__Task brief__: Starting with the first line of the listing, quote each line exactly until and including the one with "var trendData = trendX.map(function", leaving pictures out.

__Given data__:
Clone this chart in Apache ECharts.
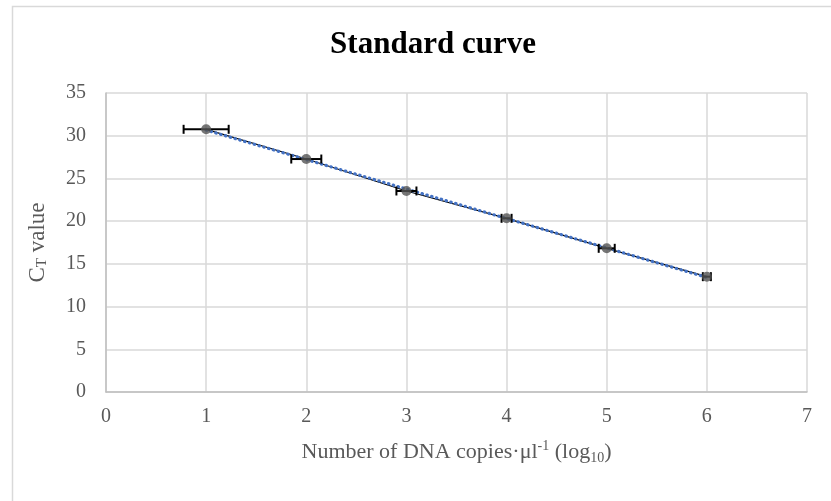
<!DOCTYPE html>
<html>
<head>
<meta charset="utf-8">
<script src="https://cdn.jsdelivr.net/npm/echarts@6/dist/echarts.min.js"></script>
<style>
html,body{margin:0;padding:0;background:#fff;}
#chart{width:831px;height:501px;}
</style>
</head>
<body>
<div id="chart"></div>
<script>
var logCopies = [1, 2, 3, 4, 5, 6];
var ctValues = [30.75, 27.27, 23.53, 20.33, 16.82, 13.5];
var xErrors = [0.225, 0.15, 0.1, 0.05, 0.08, 0.04];
var trendX = [1, 6];
var trendY = [30.66, 13.41];
var xTicks = [0, 1, 2, 3, 4, 5, 6, 7];
var yTicks = [0, 5, 10, 15, 20, 25, 30, 35];

var pts = logCopies.map(function (x, i) { return [x, ctValues[i]]; });
var errData = logCopies.map(function (x, i) { return [x, ctValues[i], xErrors[i]]; });
var trendData = trendX.map(function (x, i) { return [x, trendY[i]]; });

var chart = echarts.init(document.getElementById('chart'));
var serif = '"Liberation Serif", "DejaVu Serif", serif';
var grey = '#595959';
chart.setOption({
  backgroundColor: '#fff',
  animation: false,
  graphic: [{
    type: 'polyline',
    shape: { points: [[12.5, 501], [12.5, 6.5], [831, 6.5]] },
    style: { stroke: '#d9d9d9', lineWidth: 1.5, fill: null },
    silent: true
  }],
  title: {
    text: 'Standard curve',
    left: 428, top: 24, textAlign: 'center',
    textStyle: { fontFamily: serif, fontWeight: 'bold', fontSize: 31, color: '#000' }
  },
  grid: { left: 106, right: 24, top: 93, bottom: 109, containLabel: false },
  xAxis: {
    type: 'value', min: 0, max: 7, interval: 1,
    axisLine: { show: true, lineStyle: { color: '#bfbfbf', width: 1.5 } },
    axisTick: { show: false },
    splitLine: { show: true, lineStyle: { color: '#d9d9d9', width: 1.5 } },
    axisLabel: { fontFamily: serif, fontSize: 20, color: grey, margin: 15 },
    name: '{n|Number of DNA copies·μl}{sup|-1}{n| (log}{sub|10}{n|)}',
    nameLocation: 'middle', nameGap: 47,
    nameTextStyle: {
      fontFamily: serif, fontSize: 22, color: grey,
      rich: {
        n: { fontFamily: serif, fontSize: 22, color: grey },
        sup: { fontFamily: serif, fontSize: 14, color: grey, verticalAlign: 'top', lineHeight: 26, padding: [0, 0, 10, 0] },
        sub: { fontFamily: serif, fontSize: 14, color: grey, verticalAlign: 'bottom', lineHeight: 16, padding: [8, 0, 0, 0] }
      }
    }
  },
  yAxis: {
    type: 'value', min: 0, max: 35, interval: 5,
    axisLine: { show: true, lineStyle: { color: '#bfbfbf', width: 1.5 } },
    axisTick: { show: false },
    splitLine: { show: true, lineStyle: { color: '#d9d9d9', width: 1.5 } },
    axisLabel: { fontFamily: serif, fontSize: 20, color: grey, margin: 20 },
    name: '{n|C}{sub|T}{n| value}',
    nameLocation: 'middle', nameGap: 56,
    nameTextStyle: {
      fontFamily: serif, fontSize: 23, color: grey,
      rich: {
        n: { fontFamily: serif, fontSize: 23, color: grey },
        sub: { fontFamily: serif, fontSize: 15, color: grey, verticalAlign: 'bottom', padding: [9, 0, 0, 0] }
      }
    }
  },
  series: [
    {
      type: 'line', data: pts, symbol: 'none',
      lineStyle: { color: '#000', width: 1.2 }, z: 2
    },
    {
      type: 'line', data: trendData, symbol: 'none',
      lineStyle: { color: '#4472c4', width: 3.2, type: [0.5, 4.5], cap: 'round' }, z: 3
    },
    {
      type: 'custom', data: errData, z: 4,
      renderItem: function (params, api) {
        var x = api.value(0), y = api.value(1), e = api.value(2);
        var l = api.coord([x - e, y]);
        var r = api.coord([x + e, y]);
        var h = 4.5;
        var st = { stroke: '#000', lineWidth: 2 };
        return {
          type: 'group',
          children: [
            { type: 'line', shape: { x1: l[0], y1: l[1], x2: r[0], y2: r[1] }, style: st },
            { type: 'line', shape: { x1: l[0], y1: l[1] - h, x2: l[0], y2: l[1] + h }, style: st },
            { type: 'line', shape: { x1: r[0], y1: r[1] - h, x2: r[0], y2: r[1] + h }, style: st }
          ]
        };
      }
    },
    {
      type: 'scatter', data: pts, symbol: 'circle', symbolSize: 10,
      itemStyle: { color: '#545454' }, z: 5
    }
  ]
});
</script>
</body>
</html>
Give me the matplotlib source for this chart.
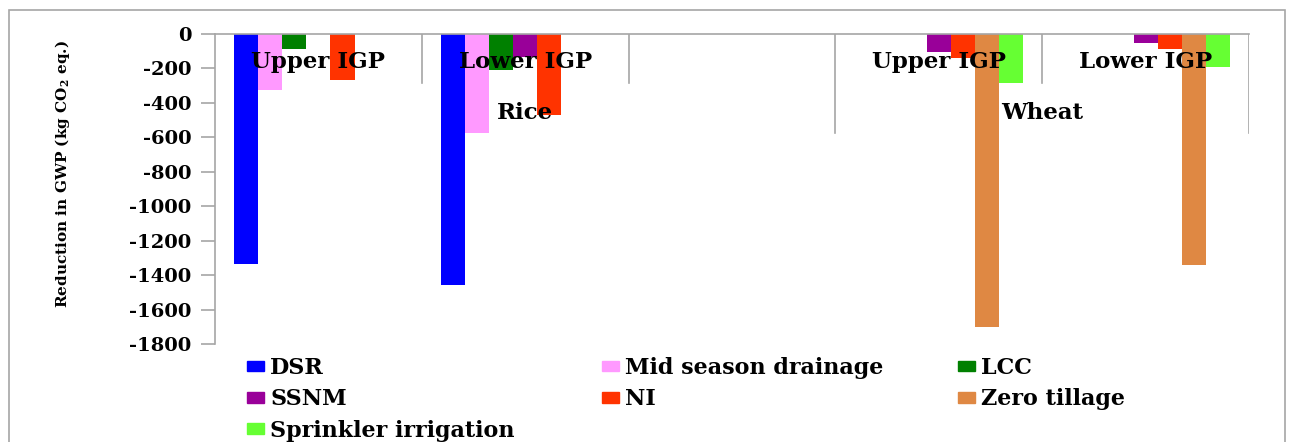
import numpy as np
import matplotlib
matplotlib.use("Agg")
import matplotlib.pyplot as plt
from matplotlib.patches import Rectangle, Patch
from matplotlib.transforms import blended_transform_factory

plt.rcParams['font.family'] = ['DejaVu Serif']
plt.rcParams['font.weight'] = 'bold'
plt.rcParams['mathtext.fontset'] = 'dejavuserif'
plt.rcParams['axes.unicode_minus'] = False

# slots on the category axis (third Rice slot is empty in the original)
slot_labels = ["Upper IGP", "Lower IGP", "", "Upper IGP", "Lower IGP"]
groups = ["Rice", "Wheat"]
group_spans = [(0, 2), (3, 4)]   # first / last slot index of each group

series = ["DSR", "Mid season drainage", "LCC", "SSNM", "NI",
          "Zero tillage", "Sprinkler irrigation"]
nan = np.nan
dsr       = [-1335, -1455, nan, nan, nan]
mid_drain = [-325, -573, nan, nan, nan]
lcc       = [-89, -209, nan, nan, nan]
ssnm      = [nan, -135, nan, -106, -54]
ni        = [-267, -470, nan, -139, -87]
zero_till = [nan, nan, nan, -1700, -1340]
sprinkler = [nan, nan, nan, -283, -190]
values = [dsr, mid_drain, lcc, ssnm, ni, zero_till, sprinkler]

colors = ["#0000FF", "#FF99FF", "#008000", "#990099", "#FF3300",
          "#DF8843", "#66FF33"]

fig = plt.figure(figsize=(12.94, 4.42), dpi=100)
ax = fig.add_axes([215/1294, 1 - 344/442, (1249 - 215)/1294, 310/442])

x = np.arange(len(slot_labels))
w = 0.117
for i, (name, vals, c) in enumerate(zip(series, values, colors)):
    ax.bar(x + (i - 3) * w, vals, w, color=c, label=name)

ax.set_xlim(-0.5, len(slot_labels) - 0.5)
ax.set_ylim(-1800, 0)
ax.set_yticks(np.arange(-1800, 1, 200))
ax.set_xticks([])

grey = "#A6A6A6"
for s in ["right", "bottom"]:
    ax.spines[s].set_visible(False)
for s in ["left", "top"]:
    ax.spines[s].set_color(grey)
    ax.spines[s].set_linewidth(1.2)
ax.tick_params(axis='y', direction='out', length=10, width=1.2, color=grey,
               labelsize=14, pad=7)
for lab in ax.get_yticklabels():
    lab.set_fontweight('bold')

ax.set_ylabel(r"Reduction in GWP (kg CO$_\mathbf{2}$ eq.)", fontsize=11,
              fontweight='bold')
ax.yaxis.set_label_coords(-0.138, 0.548)

# multi-level category axis: separators and labels below the zero line
outer = {-0.5, 2.5, 4.5}
for b in np.arange(-0.5, len(slot_labels)):
    if b == -0.5:
        continue
    ymin = 0.681 if b in outer else 0.842
    ax.axvline(b, ymin=ymin, ymax=1, color=grey, lw=1.2)

tr = blended_transform_factory(ax.transData, ax.transAxes)
for xi, lab in zip(x, slot_labels):
    if lab:
        ax.text(xi, 0.91, lab, transform=tr, ha='center', va='center',
                fontsize=16.5, fontweight='bold')
for g, (a, b) in zip(groups, group_spans):
    ax.text((a + b) / 2, 0.745, g, transform=tr, ha='center', va='center',
            fontsize=16.5, fontweight='bold')

# legend: three columns laid out row-wise like the original
handles = [Patch(color=c) for c in colors]
cols = [[0, 3, 6], [1, 4], [2, 5]]
col_x = [247, 602, 958]
for idx, cx in zip(cols, col_x):
    fig.legend([handles[k] for k in idx], [series[k] for k in idx],
               loc='upper left', bbox_to_anchor=(cx/1294, 1 - 357/442),
               frameon=False, fontsize=16, handlelength=0.75, handleheight=0.36,
               handletextpad=0.3, labelspacing=0.42, borderpad=0, borderaxespad=0)

# outer chart border
fig.patches.append(Rectangle((9/1294, -0.02), (1285 - 9)/1294, 1 - 10/442 + 0.02,
                             transform=fig.transFigure, fill=False,
                             edgecolor=grey, lw=1.2))

fig.savefig("out.png", dpi=100)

__Solution to this exercise__:
Clone this chart in Apache ECharts.
<!DOCTYPE html>
<html>
<head>
<meta charset="utf-8">
<script src="https://cdn.jsdelivr.net/npm/echarts@6/dist/echarts.min.js"></script>
<style>
html,body{margin:0;padding:0;background:#fff;}
#chart{width:831px;height:501px;}
</style>
</head>
<body>
<div id="chart"></div>
<script>
var logCopies = [1, 2, 3, 4, 5, 6];
var ctValues = [30.75, 27.27, 23.53, 20.33, 16.82, 13.5];
var xErrors = [0.225, 0.15, 0.1, 0.05, 0.08, 0.04];
var trendX = [1, 6];
var trendY = [30.66, 13.41];
var xTicks = [0, 1, 2, 3, 4, 5, 6, 7];
var yTicks = [0, 5, 10, 15, 20, 25, 30, 35];

var pts = logCopies.map(function (x, i) { return [x, ctValues[i]]; });
var errData = logCopies.map(function (x, i) { return [x, ctValues[i], xErrors[i]]; });
var trendData = trendX.map(function (x, i) { return [x, trendY[i]]; });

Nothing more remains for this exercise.